[START]
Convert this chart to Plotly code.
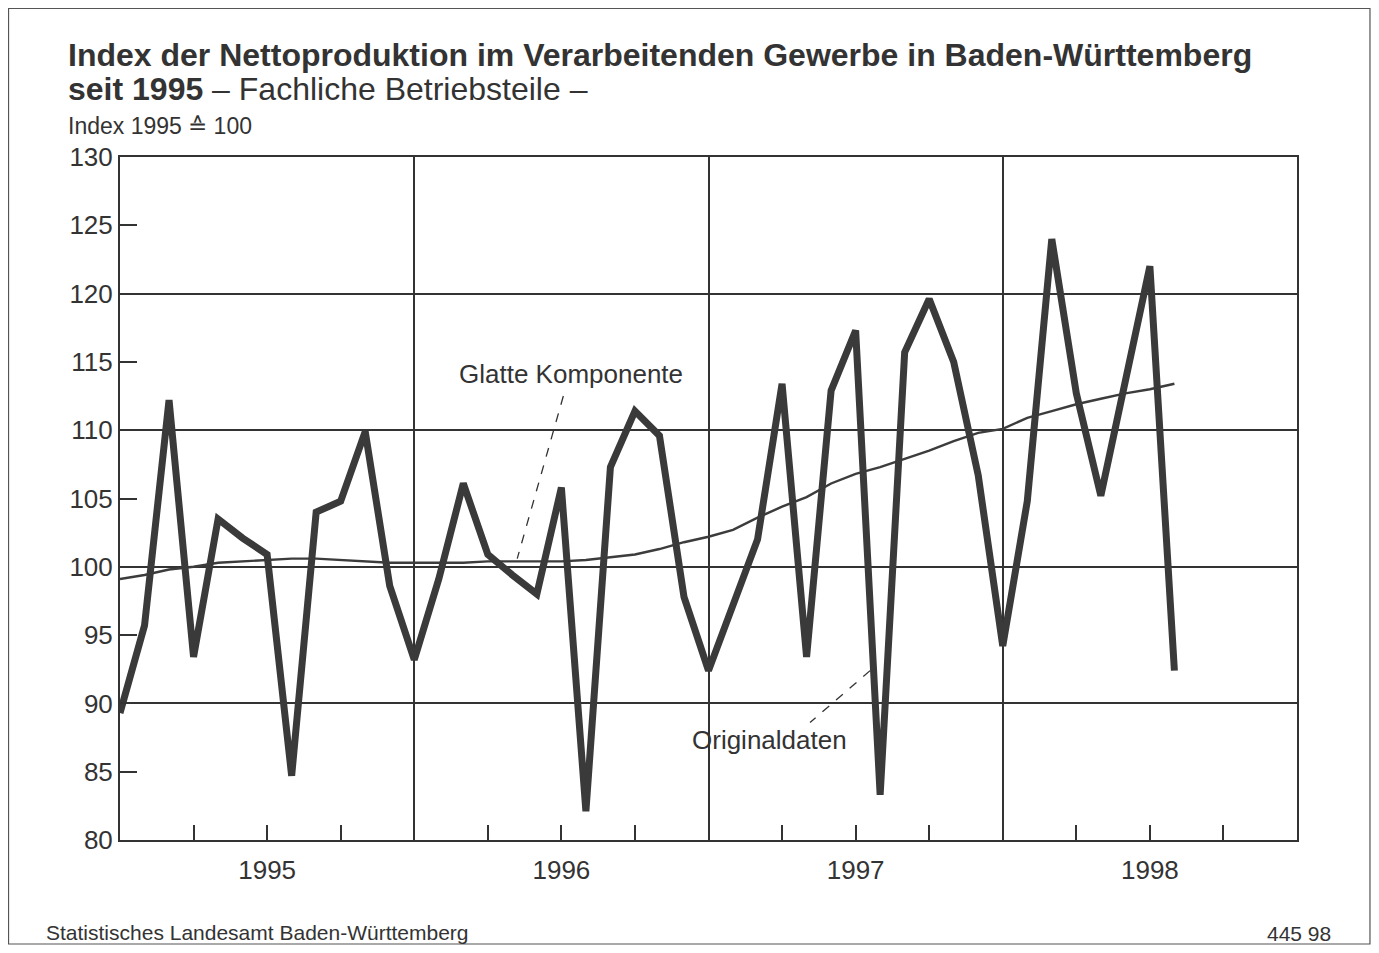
import plotly.graph_objects as go

# ---------------- data ----------------
months = list(range(48))  # Jan 1995 .. Dec 1998 (month index)
orig_values = [
    89.3, 95.7, 112.2, 93.4, 103.5, 102.1, 100.9, 84.7, 104.0, 104.8, 109.9, 98.6,   # 1995
    93.2, 99.1, 106.1, 100.9, 99.4, 98.0, 105.8, 82.1, 107.3, 111.4, 109.6, 97.8,    # 1996
    92.4, 97.3, 102.0, 113.4, 93.4, 112.9, 117.3, 83.3, 115.7, 119.6, 115.0, 106.7,  # 1997
    94.2, 104.8, 124.0, 112.7, 105.2, 113.6, 122.0, 92.4,                            # 1998
]
smooth_values = [
    99.1, 99.4, 99.8, 100.0, 100.3, 100.4, 100.5, 100.6, 100.6, 100.5, 100.4, 100.3,
    100.3, 100.3, 100.3, 100.4, 100.4, 100.4, 100.4, 100.5, 100.7, 100.9, 101.3, 101.8,
    102.2, 102.7, 103.6, 104.4, 105.1, 106.1, 106.8, 107.3, 107.9, 108.5, 109.2, 109.8,
    110.1, 110.9, 111.4, 111.9, 112.3, 112.7, 113.0, 113.4,
]
year_labels = ["1995", "1996", "1997", "1998"]
quarter_ticks = [3, 6, 9, 15, 18, 21, 27, 30, 33, 39, 42, 45]
year_bounds = [12, 24, 36]
y_grid = [90, 100, 110, 120]

tick_text = []
for t in quarter_ticks:
    if t % 12 == 6:
        tick_text.append(year_labels[t // 12])
    else:
        tick_text.append("")

INK = "#333333"
FONT = "Liberation Sans, Arial, sans-serif"

fig = go.Figure()
fig.add_trace(go.Scatter(
    x=months[:len(smooth_values)], y=smooth_values, mode="lines",
    line=dict(color="#3c3c3c", width=2.4), hoverinfo="skip", showlegend=False))
fig.add_trace(go.Scatter(
    x=months[:len(orig_values)], y=orig_values, mode="lines",
    line=dict(color="#3a3a3a", width=7), hoverinfo="skip", showlegend=False))

# leader lines (dashed)
fig.add_shape(type="line", x0=18.08, y0=112.5, x1=16.2, y1=100.6,
              line=dict(color=INK, width=1.3, dash="dash"))
fig.add_shape(type="line", x0=30.59, y0=92.4, x1=28.14, y1=88.6,
              line=dict(color=INK, width=1.3, dash="dash"))

# outer frame
fig.add_shape(type="rect", xref="paper", yref="paper",
              x0=-0.0947, x1=1.0620, y0=-0.1523, y1=1.2174,
              line=dict(color="#555555", width=1.2), layer="below")

ann = []
ann.append(dict(text="Glatte Komponente", x=18.39, y=114.1, xref="x", yref="y",
                showarrow=False, font=dict(size=26, color=INK, family=FONT)))
ann.append(dict(text="Originaldaten", x=26.5, y=87.3, xref="x", yref="y",
                showarrow=False, font=dict(size=26, color=INK, family=FONT)))
ann.append(dict(text="<b>Index der Nettoproduktion im Verarbeitenden Gewerbe in Baden-Württemberg</b>",
                x=-0.046, y=1.1493, xref="paper", yref="paper", xanchor="left", yanchor="middle",
                showarrow=False, font=dict(size=32, color=INK, family=FONT)))
ann.append(dict(text="<b>seit 1995</b> – Fachliche Betriebsteile –",
                x=-0.046, y=1.0996, xref="paper", yref="paper", xanchor="left", yanchor="middle",
                showarrow=False, font=dict(size=32, color=INK, family=FONT)))
ann.append(dict(text="Index 1995 ≙ 100",
                x=-0.046, y=1.0454, xref="paper", yref="paper", xanchor="left", yanchor="middle",
                showarrow=False, font=dict(size=23, color=INK, family=FONT)))
ann.append(dict(text="Statistisches Landesamt Baden-Württemberg",
                x=-0.0645, y=-0.1347, xref="paper", yref="paper", xanchor="left", yanchor="middle",
                showarrow=False, font=dict(size=21, color=INK, family=FONT)))
ann.append(dict(text="445 98",
                x=1.0306, y=-0.1376, xref="paper", yref="paper", xanchor="right", yanchor="middle",
                showarrow=False, font=dict(size=21, color=INK, family=FONT)))

fig.update_layout(
    width=1363, height=937, autosize=False,
    margin=dict(l=112, r=74, t=149, b=105),
    paper_bgcolor="white", plot_bgcolor="white",
    annotations=ann,
    font=dict(family=FONT, color=INK),
    xaxis=dict(
        range=[0, 48], tickmode="array", tickvals=quarter_ticks, ticktext=tick_text,
        ticks="inside", ticklen=15, tickwidth=2, tickcolor=INK,
        ticklabelstandoff=6,
        showgrid=False, zeroline=False,
        showline=True, mirror=True, linecolor=INK, linewidth=2,
        tickfont=dict(size=26, color=INK, family=FONT),
        minor=dict(tickmode="array", tickvals=year_bounds, showgrid=True,
                   gridcolor=INK, gridwidth=1.8, ticks=""),
    ),
    yaxis=dict(
        range=[80, 130], tickmode="linear", tick0=80, dtick=5,
        ticks="inside", ticklen=17, tickwidth=2, tickcolor=INK,
        showgrid=False, zeroline=False,
        showline=True, mirror=True, linecolor=INK, linewidth=2,
        tickfont=dict(size=26, color=INK, family=FONT),
        minor=dict(tickmode="array", tickvals=y_grid, showgrid=True,
                   gridcolor=INK, gridwidth=1.8, ticks=""),
    ),
)

fig.write_html("out.html")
[END]
In this exercise, set down all of the data exactly, without the pictures.

SOLUTION TO THE PROBLEM ▸
Convert this chart to Plotly code.
import plotly.graph_objects as go

# ---------------- data ----------------
months = list(range(48))  # Jan 1995 .. Dec 1998 (month index)
orig_values = [
    89.3, 95.7, 112.2, 93.4, 103.5, 102.1, 100.9, 84.7, 104.0, 104.8, 109.9, 98.6,   # 1995
    93.2, 99.1, 106.1, 100.9, 99.4, 98.0, 105.8, 82.1, 107.3, 111.4, 109.6, 97.8,    # 1996
    92.4, 97.3, 102.0, 113.4, 93.4, 112.9, 117.3, 83.3, 115.7, 119.6, 115.0, 106.7,  # 1997
    94.2, 104.8, 124.0, 112.7, 105.2, 113.6, 122.0, 92.4,                            # 1998
]
smooth_values = [
    99.1, 99.4, 99.8, 100.0, 100.3, 100.4, 100.5, 100.6, 100.6, 100.5, 100.4, 100.3,
    100.3, 100.3, 100.3, 100.4, 100.4, 100.4, 100.4, 100.5, 100.7, 100.9, 101.3, 101.8,
    102.2, 102.7, 103.6, 104.4, 105.1, 106.1, 106.8, 107.3, 107.9, 108.5, 109.2, 109.8,
    110.1, 110.9, 111.4, 111.9, 112.3, 112.7, 113.0, 113.4,
]
year_labels = ["1995", "1996", "1997", "1998"]
quarter_ticks = [3, 6, 9, 15, 18, 21, 27, 30, 33, 39, 42, 45]
year_bounds = [12, 24, 36]
y_grid = [90, 100, 110, 120]

tick_text = []
for t in quarter_ticks:
    if t % 12 == 6:
        tick_text.append(year_labels[t // 12])
    else:
        tick_text.append("")

INK = "#333333"
FONT = "Liberation Sans, Arial, sans-serif"

fig = go.Figure()
fig.add_trace(go.Scatter(
    x=months[:len(smooth_values)], y=smooth_values, mode="lines",
    line=dict(color="#3c3c3c", width=2.4), hoverinfo="skip", showlegend=False))
fig.add_trace(go.Scatter(
    x=months[:len(orig_values)], y=orig_values, mode="lines",
    line=dict(color="#3a3a3a", width=7), hoverinfo="skip", showlegend=False))

# leader lines (dashed)
fig.add_shape(type="line", x0=18.08, y0=112.5, x1=16.2, y1=100.6,
              line=dict(color=INK, width=1.3, dash="dash"))
fig.add_shape(type="line", x0=30.59, y0=92.4, x1=28.14, y1=88.6,
              line=dict(color=INK, width=1.3, dash="dash"))

# outer frame
fig.add_shape(type="rect", xref="paper", yref="paper",
              x0=-0.0947, x1=1.0620, y0=-0.1523, y1=1.2174,
              line=dict(color="#555555", width=1.2), layer="below")

ann = []
ann.append(dict(text="Glatte Komponente", x=18.39, y=114.1, xref="x", yref="y",
                showarrow=False, font=dict(size=26, color=INK, family=FONT)))
ann.append(dict(text="Originaldaten", x=26.5, y=87.3, xref="x", yref="y",
                showarrow=False, font=dict(size=26, color=INK, family=FONT)))
ann.append(dict(text="<b>Index der Nettoproduktion im Verarbeitenden Gewerbe in Baden-Württemberg</b>",
                x=-0.046, y=1.1493, xref="paper", yref="paper", xanchor="left", yanchor="middle",
                showarrow=False, font=dict(size=32, color=INK, family=FONT)))
ann.append(dict(text="<b>seit 1995</b> – Fachliche Betriebsteile –",
                x=-0.046, y=1.0996, xref="paper", yref="paper", xanchor="left", yanchor="middle",
                showarrow=False, font=dict(size=32, color=INK, family=FONT)))
ann.append(dict(text="Index 1995 ≙ 100",
                x=-0.046, y=1.0454, xref="paper", yref="paper", xanchor="left", yanchor="middle",
                showarrow=False, font=dict(size=23, color=INK, family=FONT)))
ann.append(dict(text="Statistisches Landesamt Baden-Württemberg",
                x=-0.0645, y=-0.1347, xref="paper", yref="paper", xanchor="left", yanchor="middle",
                showarrow=False, font=dict(size=21, color=INK, family=FONT)))
ann.append(dict(text="445 98",
                x=1.0306, y=-0.1376, xref="paper", yref="paper", xanchor="right", yanchor="middle",
                showarrow=False, font=dict(size=21, color=INK, family=FONT)))

fig.update_layout(
    width=1363, height=937, autosize=False,
    margin=dict(l=112, r=74, t=149, b=105),
    paper_bgcolor="white", plot_bgcolor="white",
    annotations=ann,
    font=dict(family=FONT, color=INK),
    xaxis=dict(
        range=[0, 48], tickmode="array", tickvals=quarter_ticks, ticktext=tick_text,
        ticks="inside", ticklen=15, tickwidth=2, tickcolor=INK,
        ticklabelstandoff=6,
        showgrid=False, zeroline=False,
        showline=True, mirror=True, linecolor=INK, linewidth=2,
        tickfont=dict(size=26, color=INK, family=FONT),
        minor=dict(tickmode="array", tickvals=year_bounds, showgrid=True,
                   gridcolor=INK, gridwidth=1.8, ticks=""),
    ),
    yaxis=dict(
        range=[80, 130], tickmode="linear", tick0=80, dtick=5,
        ticks="inside", ticklen=17, tickwidth=2, tickcolor=INK,
        showgrid=False, zeroline=False,
        showline=True, mirror=True, linecolor=INK, linewidth=2,
        tickfont=dict(size=26, color=INK, family=FONT),
        minor=dict(tickmode="array", tickvals=y_grid, showgrid=True,
                   gridcolor=INK, gridwidth=1.8, ticks=""),
    ),
)

fig.write_html("out.html")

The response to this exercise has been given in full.